If gender roles have changed with the times, the appeal of love stories to many has not, and the relationship between George and Martha, as well as Aaron and Margaret, are at the heart of Your Colonel. Cunningham described the relationship between George and Martha as a “true partnership that has a really sweet love story at its roots,” and Russell describes Aaron and Margaret as meeting their match in each other, due to their strong wills and desire to speak their minds and fight for what they believe in.
“This brings out a sparring and rapartee that makes the attraction and love for each other palpable,” she said. “But there’s also an underlying danger in the relationship – when you have two courageous and headstrong people fall in love in a politically vulnerable time, drama is bound to ensue.”
Drama in politics is as inevitable in 2013 as it was in 1776, and much of that drama can be credited to passion, according to Russell.
“There will always be something that people are infinitely passionate about – whether it be independence, health care, taxes on tea or gun control,” Russell said. “When you have such vehement beliefs, I think that scandal – whether it’s maliciously intended or not – is bound to happen.”
Your Colonel is packed with history, but the underlying core of, according to Russell, is the humanity behind the political struggles.
“It tells history in such a human light,” Russell said. “We see the mistakes, the misconceptions. The lines between personal and political life are blurred. We also see the characters struggle when it comes down to choosing between politics or personal life. Although the figures in this play are iconic, nothing is glorified. We see their roots…This play shows the humanity that pulses underneath these politically overblown times,” she added. “The universal truth of relationships, whether they be romantic or not.
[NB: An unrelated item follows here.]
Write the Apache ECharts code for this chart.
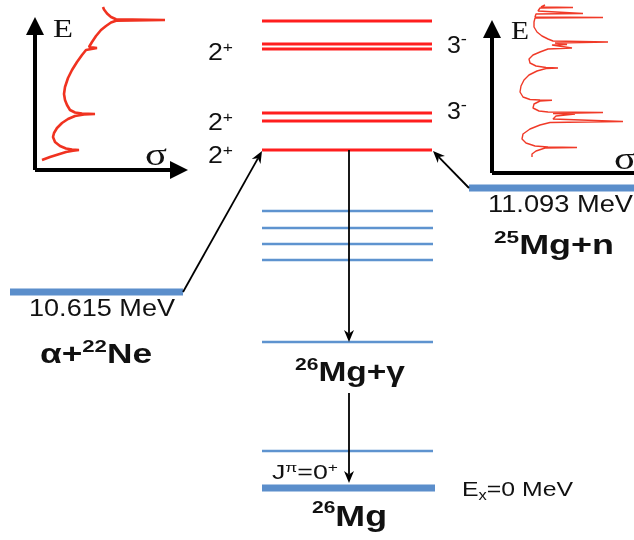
<!DOCTYPE html>
<html><head><meta charset="utf-8">
<script src="https://cdn.jsdelivr.net/npm/echarts@6/dist/echarts.min.js"></script>
<style>html,body{margin:0;padding:0;background:#fff}#c{width:634px;height:540px}</style>
</head><body><div id="c"></div>
<script>
// Diagram coordinates (x across, y downward = decreasing energy)
const levelSpan = [262, 432];
const resonanceLevels = [21, 44, 49, 113, 121, 150];      // 26Mg states above alpha threshold (red)
const boundLevels = [211, 228, 244, 260, 342, 451];       // 26Mg states (blue)
const groundLevel = 488;                                   // Ex = 0 MeV
const alphaThreshold = [10, 183, 292];                     // x1, x2, y  (10.615 MeV)
const neutronThreshold = [469, 634, 188];                  // x1, x2, y  (11.093 MeV)
const transitions = [[183, 292, 262, 151], [469, 188, 433, 151], [349, 150, 349, 342], [349, 393, 349, 483]];
const insetAxes = [[35, 170, 35, 17], [35, 170, 188, 170], [492, 173, 492, 20], [492, 173, 660, 173]];
const alphaCurve = [
 [42,160],[50,157],[58,154.5],[66,152],[73,150.7],[79,150],[72,149.5],[66,148.5],[60,146],[55,142],[53,137],[54,133],
 [57,128],[62,123],[68,119],[75,116],[84,114.5],[95,114],[82,113.6],[75,112.5],[70,110],[67,105],[65,100],[64,94],
 [65,87],[68,78],[72,70],[77,62],[82,55],[86,50],[88,48],[97,48],[89,47],[92,42],[96,36],[101,30],[106,26],[111,22.5],
 [116,20.7],[165,20],[116,19.3],[111,17],[107,13.5],[104,9.5],[103,7]
];
const neutronCurve = [
 [545,5],[541,7],[573,7.5],[540,8],[538,11],[536,13],[583,13.5],[536,14],[535,17],[603,17.5],[535,18],[534,22],[534,27],
 [537,32],[542,36],[548,39],[553,41],[608,42],[555,43],[567,44.5],[552,45],[572,48],[548,49],[540,52],[533,55],[529,59],
 [530,63],[536,66],[546,67.5],[558,68],[546,68.5],[537,71],[529,75],[524,80],[521,86],[520,92],[523,97],[530,99.5],
 [540,100],[552,100.2],[540,101],[534,104],[533,108],[539,111],[548,112],[603,112.5],[553,113.5],[575,114],[556,116],
 [553,119],[623,121.5],[550,122.5],[540,125],[530,129],[523,134],[522,139],[526,143],[535,146],[548,147],[577,147.5],
 [545,148],[536,151],[532,154],[532,157]
];

const SANS = "'Liberation Sans', Arial, Helvetica, sans-serif";
const SERIF = "'Liberation Serif', 'Times New Roman', serif";

function segSeries(data, color, width, z) {
  return {
    type: 'custom', coordinateSystem: 'cartesian2d', data: data, encode: {x: [0, 2], y: [1, 3]},
    z: z, silent: true, animation: false, clip: false,
    renderItem: function (p, api) {
      const a = api.coord([api.value(0), api.value(1)]);
      const b = api.coord([api.value(2), api.value(3)]);
      return {type: 'line', shape: {x1: a[0], y1: a[1], x2: b[0], y2: b[1]}, style: {stroke: color, lineWidth: width}};
    }
  };
}
function arrowSeries(data, width, L, W, notch, z) {
  return {
    type: 'custom', coordinateSystem: 'cartesian2d', data: data, encode: {x: [0, 2], y: [1, 3]},
    z: z, silent: true, animation: false, clip: false,
    renderItem: function (p, api) {
      const a = api.coord([api.value(0), api.value(1)]);
      const b = api.coord([api.value(2), api.value(3)]);
      const dx = b[0] - a[0], dy = b[1] - a[1], len = Math.hypot(dx, dy);
      const ux = dx / len, uy = dy / len, nx = -uy, ny = ux;
      const bx = b[0] - ux * L * notch, by = b[1] - uy * L * notch;
      return {type: 'group', children: [
        {type: 'line', shape: {x1: a[0], y1: a[1], x2: bx, y2: by}, style: {stroke: '#000', lineWidth: width}},
        {type: 'polygon', shape: {points: [
          [b[0], b[1]],
          [b[0] - ux * L + nx * W, b[1] - uy * L + ny * W],
          [bx, by],
          [b[0] - ux * L - nx * W, b[1] - uy * L - ny * W]
        ]}, style: {fill: '#000'}}
      ]};
    }
  };
}

const redSegs = resonanceLevels.map(y => [levelSpan[0], y, levelSpan[1], y]);
const blueSegs = boundLevels.map(y => [levelSpan[0], y, levelSpan[1] + 1, y]);
const thickSegs = [
  [levelSpan[0], groundLevel, levelSpan[1] + 3, groundLevel],
  [alphaThreshold[0], alphaThreshold[2], alphaThreshold[1], alphaThreshold[2]],
  [neutronThreshold[0], neutronThreshold[2], neutronThreshold[1], neutronThreshold[2]]
];

const mctx = document.createElement('canvas').getContext('2d');
function label(x, y, w, parts) {
  let cx = 0; const children = [];
  parts.forEach(p => {
    const font = (p.b ? 'bold ' : '') + p.s + 'px ' + (p.f || SANS);
    mctx.font = font;
    const tw = mctx.measureText(p.t).width;
    children.push({type: 'text', x: cx + (p.dx || 0), y: p.dy || 0, silent: true,
      style: {text: p.t, font: font, fill: '#111', textAlign: 'left', textVerticalAlign: 'middle', align: 'left', verticalAlign: 'middle'}});
    cx += tw + (p.dx || 0);
  });
  return {type: 'group', x: x, y: y, scaleX: w ? w / cx : 1, children: children, silent: true, z: 100};
}
const two = y => label(208, y, 25, [{t: '2', s: 23}, {t: '+', s: 15, dy: -6}]);
const three = y => label(447, y, 20, [{t: '3', s: 23}, {t: '-', s: 17, dy: -8}]);

const graphics = [
  two(54), two(124), two(157), three(47), three(113),
  label(29, 310, 146, [{t: '10.615 MeV', s: 23}]),
  label(488, 206, 145, [{t: '11.093 MeV', s: 23}]),
  label(40, 356, 112, [{t: 'α+', s: 27, b: true}, {t: '22', s: 17, b: true, dy: -9}, {t: 'Ne', s: 27, b: true}]),
  label(494, 247, 120, [{t: '25', s: 17, b: true, dy: -9}, {t: 'Mg+n', s: 27, b: true}]),
  label(295, 374, 110, [{t: '26', s: 17, b: true, dy: -9}, {t: 'Mg+γ', s: 27, b: true}]),
  label(312, 518, 75, [{t: '26', s: 17, b: true, dy: -10}, {t: 'Mg', s: 29, b: true}]),
  label(272, 473, 66, [{t: 'J', s: 20}, {t: 'π', s: 13, dy: -5}, {t: '=0', s: 20}, {t: '+', s: 13, dy: -5}]),
  label(462, 490, 111, [{t: 'E', s: 21}, {t: 'x', s: 14, dy: 6}, {t: '=0 MeV', s: 21}]),
  label(53, 30, 20, [{t: 'E', s: 25, f: SERIF}]),
  label(145, 157, 22, [{t: 'σ', s: 32, f: SERIF}]),
  label(511, 32, 18, [{t: 'E', s: 25, f: SERIF}]),
  label(614, 161, 22, [{t: 'σ', s: 32, f: SERIF}])
];

const chart = echarts.init(document.getElementById('c'), null, {renderer: 'canvas'});
chart.setOption({
  backgroundColor: '#fff',
  animation: false,
  grid: {left: 0, right: 0, top: 0, bottom: 0},
  xAxis: {type: 'value', min: 0, max: 634, show: false},
  yAxis: {type: 'value', min: 0, max: 540, inverse: true, show: false},
  series: [
    segSeries(redSegs, '#ff1e1e', 3.2, 2),
    segSeries(blueSegs, '#5e93cf', 2.5, 2),
    segSeries(thickSegs, '#5b8ecb', 7, 2),
    {type: 'line', data: alphaCurve, showSymbol: false, silent: true, z: 3,
     lineStyle: {color: '#f03220', width: 2.6}, animation: false},
    {type: 'line', data: neutronCurve, showSymbol: false, silent: true, z: 3,
     lineStyle: {color: '#f03a28', width: 1.4}, animation: false},
    arrowSeries(transitions, 1.8, 12, 5, 0.7, 5),
    arrowSeries(insetAxes, 4, 18, 9, 1, 5)
  ],
  graphic: graphics
});
</script></body></html>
How people relate to each other. How people fall in love. That’s something that no matter what time you grow up, what generation, what war is happening – relationships are the constant. Falling in love is falling in love whether it’s riddled with political conflict or not.”
Performances of Your Colonel begin January 18, 2013 at the Metropolitan Playhouse (220 East 4th Street, between Avenues A and B). Tickets are $18 ($15 for students/seniors) and can be purchased at BrownPaperTickets.